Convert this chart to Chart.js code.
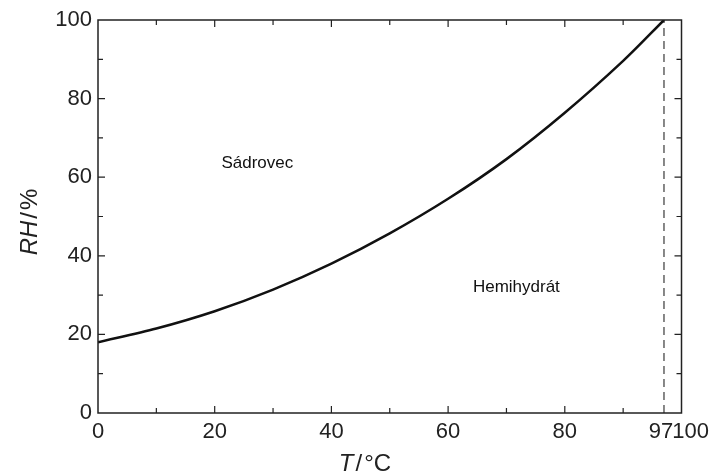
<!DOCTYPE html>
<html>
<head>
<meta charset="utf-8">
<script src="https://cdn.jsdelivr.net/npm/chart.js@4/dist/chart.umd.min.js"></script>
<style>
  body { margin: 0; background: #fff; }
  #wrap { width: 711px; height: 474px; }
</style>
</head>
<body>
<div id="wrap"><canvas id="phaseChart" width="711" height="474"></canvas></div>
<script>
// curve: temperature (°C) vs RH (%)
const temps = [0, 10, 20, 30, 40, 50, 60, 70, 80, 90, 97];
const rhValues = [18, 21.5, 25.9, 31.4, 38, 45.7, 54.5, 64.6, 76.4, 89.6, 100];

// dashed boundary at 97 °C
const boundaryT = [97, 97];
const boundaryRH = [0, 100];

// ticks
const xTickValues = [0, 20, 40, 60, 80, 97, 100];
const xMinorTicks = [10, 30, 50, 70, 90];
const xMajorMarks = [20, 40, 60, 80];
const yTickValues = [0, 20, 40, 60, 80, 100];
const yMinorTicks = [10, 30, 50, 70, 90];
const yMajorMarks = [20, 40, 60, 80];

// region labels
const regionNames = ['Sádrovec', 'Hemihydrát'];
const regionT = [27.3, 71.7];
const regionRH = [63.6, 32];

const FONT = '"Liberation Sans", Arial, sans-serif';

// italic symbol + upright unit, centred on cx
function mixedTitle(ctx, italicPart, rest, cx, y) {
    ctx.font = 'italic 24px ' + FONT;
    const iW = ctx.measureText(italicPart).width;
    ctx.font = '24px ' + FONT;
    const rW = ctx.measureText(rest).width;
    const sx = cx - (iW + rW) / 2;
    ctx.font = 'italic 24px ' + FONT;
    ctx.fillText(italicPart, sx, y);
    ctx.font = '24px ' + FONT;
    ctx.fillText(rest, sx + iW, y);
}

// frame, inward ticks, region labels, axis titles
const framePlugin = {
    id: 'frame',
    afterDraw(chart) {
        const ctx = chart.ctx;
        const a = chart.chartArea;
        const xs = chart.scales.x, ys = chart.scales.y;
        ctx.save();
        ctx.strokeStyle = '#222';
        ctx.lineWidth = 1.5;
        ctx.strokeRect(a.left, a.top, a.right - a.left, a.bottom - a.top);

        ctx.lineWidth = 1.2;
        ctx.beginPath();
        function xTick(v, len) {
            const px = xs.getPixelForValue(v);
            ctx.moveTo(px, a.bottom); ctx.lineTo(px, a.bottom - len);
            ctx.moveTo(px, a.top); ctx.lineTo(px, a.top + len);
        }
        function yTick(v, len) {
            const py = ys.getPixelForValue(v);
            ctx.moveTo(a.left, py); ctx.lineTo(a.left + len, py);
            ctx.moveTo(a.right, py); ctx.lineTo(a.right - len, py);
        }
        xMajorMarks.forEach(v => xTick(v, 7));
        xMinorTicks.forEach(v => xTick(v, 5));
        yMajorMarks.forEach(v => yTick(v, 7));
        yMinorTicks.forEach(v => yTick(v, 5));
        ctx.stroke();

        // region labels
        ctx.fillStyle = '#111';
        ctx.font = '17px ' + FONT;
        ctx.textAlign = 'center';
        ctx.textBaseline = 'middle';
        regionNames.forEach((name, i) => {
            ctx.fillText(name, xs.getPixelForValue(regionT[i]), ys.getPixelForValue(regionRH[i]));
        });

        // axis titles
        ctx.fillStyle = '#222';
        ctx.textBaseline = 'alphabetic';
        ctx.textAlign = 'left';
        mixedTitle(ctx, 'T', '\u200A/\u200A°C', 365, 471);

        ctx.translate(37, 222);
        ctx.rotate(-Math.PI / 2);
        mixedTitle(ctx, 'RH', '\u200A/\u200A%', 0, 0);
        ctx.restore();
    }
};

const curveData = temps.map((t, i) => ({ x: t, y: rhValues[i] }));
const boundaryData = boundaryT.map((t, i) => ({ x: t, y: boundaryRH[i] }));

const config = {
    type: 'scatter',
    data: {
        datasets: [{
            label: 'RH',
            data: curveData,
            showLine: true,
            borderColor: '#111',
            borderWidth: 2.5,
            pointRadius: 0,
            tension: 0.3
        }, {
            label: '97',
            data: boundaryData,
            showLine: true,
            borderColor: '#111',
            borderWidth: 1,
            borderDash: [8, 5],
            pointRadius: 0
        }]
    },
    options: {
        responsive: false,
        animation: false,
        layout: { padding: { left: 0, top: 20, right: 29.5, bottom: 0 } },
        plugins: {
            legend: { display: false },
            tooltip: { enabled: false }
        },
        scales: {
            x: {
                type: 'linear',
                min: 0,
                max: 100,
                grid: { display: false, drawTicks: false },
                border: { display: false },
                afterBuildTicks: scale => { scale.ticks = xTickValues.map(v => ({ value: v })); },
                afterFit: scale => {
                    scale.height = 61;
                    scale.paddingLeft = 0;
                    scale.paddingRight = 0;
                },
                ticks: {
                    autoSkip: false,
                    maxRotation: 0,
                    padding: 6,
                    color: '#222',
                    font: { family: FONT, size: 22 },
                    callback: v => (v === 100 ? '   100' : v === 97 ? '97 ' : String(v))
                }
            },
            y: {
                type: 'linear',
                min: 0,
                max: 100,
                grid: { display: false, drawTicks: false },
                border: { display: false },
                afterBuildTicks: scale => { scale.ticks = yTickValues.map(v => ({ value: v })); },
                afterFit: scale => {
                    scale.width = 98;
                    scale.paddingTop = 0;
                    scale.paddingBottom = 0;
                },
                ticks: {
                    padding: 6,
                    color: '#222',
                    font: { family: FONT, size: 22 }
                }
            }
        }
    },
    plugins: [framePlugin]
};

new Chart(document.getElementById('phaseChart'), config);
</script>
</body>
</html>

========================================================================

▸ **GIVEN TASK**
In the copy, include no pictures; restate the listing above exactly.

▸ **FINISHED TASK**
Convert this chart to Chart.js code.
<!DOCTYPE html>
<html>
<head>
<meta charset="utf-8">
<script src="https://cdn.jsdelivr.net/npm/chart.js@4/dist/chart.umd.min.js"></script>
<style>
  body { margin: 0; background: #fff; }
  #wrap { width: 711px; height: 474px; }
</style>
</head>
<body>
<div id="wrap"><canvas id="phaseChart" width="711" height="474"></canvas></div>
<script>
// curve: temperature (°C) vs RH (%)
const temps = [0, 10, 20, 30, 40, 50, 60, 70, 80, 90, 97];
const rhValues = [18, 21.5, 25.9, 31.4, 38, 45.7, 54.5, 64.6, 76.4, 89.6, 100];

// dashed boundary at 97 °C
const boundaryT = [97, 97];
const boundaryRH = [0, 100];

// ticks
const xTickValues = [0, 20, 40, 60, 80, 97, 100];
const xMinorTicks = [10, 30, 50, 70, 90];
const xMajorMarks = [20, 40, 60, 80];
const yTickValues = [0, 20, 40, 60, 80, 100];
const yMinorTicks = [10, 30, 50, 70, 90];
const yMajorMarks = [20, 40, 60, 80];

// region labels
const regionNames = ['Sádrovec', 'Hemihydrát'];
const regionT = [27.3, 71.7];
const regionRH = [63.6, 32];

const FONT = '"Liberation Sans", Arial, sans-serif';

// italic symbol + upright unit, centred on cx
function mixedTitle(ctx, italicPart, rest, cx, y) {
    ctx.font = 'italic 24px ' + FONT;
    const iW = ctx.measureText(italicPart).width;
    ctx.font = '24px ' + FONT;
    const rW = ctx.measureText(rest).width;
    const sx = cx - (iW + rW) / 2;
    ctx.font = 'italic 24px ' + FONT;
    ctx.fillText(italicPart, sx, y);
    ctx.font = '24px ' + FONT;
    ctx.fillText(rest, sx + iW, y);
}

// frame, inward ticks, region labels, axis titles
const framePlugin = {
    id: 'frame',
    afterDraw(chart) {
        const ctx = chart.ctx;
        const a = chart.chartArea;
        const xs = chart.scales.x, ys = chart.scales.y;
        ctx.save();
        ctx.strokeStyle = '#222';
        ctx.lineWidth = 1.5;
        ctx.strokeRect(a.left, a.top, a.right - a.left, a.bottom - a.top);

        ctx.lineWidth = 1.2;
        ctx.beginPath();
        function xTick(v, len) {
            const px = xs.getPixelForValue(v);
            ctx.moveTo(px, a.bottom); ctx.lineTo(px, a.bottom - len);
            ctx.moveTo(px, a.top); ctx.lineTo(px, a.top + len);
        }
        function yTick(v, len) {
            const py = ys.getPixelForValue(v);
            ctx.moveTo(a.left, py); ctx.lineTo(a.left + len, py);
            ctx.moveTo(a.right, py); ctx.lineTo(a.right - len, py);
        }
        xMajorMarks.forEach(v => xTick(v, 7));
        xMinorTicks.forEach(v => xTick(v, 5));
        yMajorMarks.forEach(v => yTick(v, 7));
        yMinorTicks.forEach(v => yTick(v, 5));
        ctx.stroke();

        // region labels
        ctx.fillStyle = '#111';
        ctx.font = '17px ' + FONT;
        ctx.textAlign = 'center';
        ctx.textBaseline = 'middle';
        regionNames.forEach((name, i) => {
            ctx.fillText(name, xs.getPixelForValue(regionT[i]), ys.getPixelForValue(regionRH[i]));
        });

        // axis titles
        ctx.fillStyle = '#222';
        ctx.textBaseline = 'alphabetic';
        ctx.textAlign = 'left';
        mixedTitle(ctx, 'T', '\u200A/\u200A°C', 365, 471);

        ctx.translate(37, 222);
        ctx.rotate(-Math.PI / 2);
        mixedTitle(ctx, 'RH', '\u200A/\u200A%', 0, 0);
        ctx.restore();
    }
};

const curveData = temps.map((t, i) => ({ x: t, y: rhValues[i] }));
const boundaryData = boundaryT.map((t, i) => ({ x: t, y: boundaryRH[i] }));

const config = {
    type: 'scatter',
    data: {
        datasets: [{
            label: 'RH',
            data: curveData,
            showLine: true,
            borderColor: '#111',
            borderWidth: 2.5,
            pointRadius: 0,
            tension: 0.3
        }, {
            label: '97',
            data: boundaryData,
            showLine: true,
            borderColor: '#111',
            borderWidth: 1,
            borderDash: [8, 5],
            pointRadius: 0
        }]
    },
    options: {
        responsive: false,
        animation: false,
        layout: { padding: { left: 0, top: 20, right: 29.5, bottom: 0 } },
        plugins: {
            legend: { display: false },
            tooltip: { enabled: false }
        },
        scales: {
            x: {
                type: 'linear',
                min: 0,
                max: 100,
                grid: { display: false, drawTicks: false },
                border: { display: false },
                afterBuildTicks: scale => { scale.ticks = xTickValues.map(v => ({ value: v })); },
                afterFit: scale => {
                    scale.height = 61;
                    scale.paddingLeft = 0;
                    scale.paddingRight = 0;
                },
                ticks: {
                    autoSkip: false,
                    maxRotation: 0,
                    padding: 6,
                    color: '#222',
                    font: { family: FONT, size: 22 },
                    callback: v => (v === 100 ? '   100' : v === 97 ? '97 ' : String(v))
                }
            },
            y: {
                type: 'linear',
                min: 0,
                max: 100,
                grid: { display: false, drawTicks: false },
                border: { display: false },
                afterBuildTicks: scale => { scale.ticks = yTickValues.map(v => ({ value: v })); },
                afterFit: scale => {
                    scale.width = 98;
                    scale.paddingTop = 0;
                    scale.paddingBottom = 0;
                },
                ticks: {
                    padding: 6,
                    color: '#222',
                    font: { family: FONT, size: 22 }
                }
            }
        }
    },
    plugins: [framePlugin]
};

new Chart(document.getElementById('phaseChart'), config);
</script>
</body>
</html>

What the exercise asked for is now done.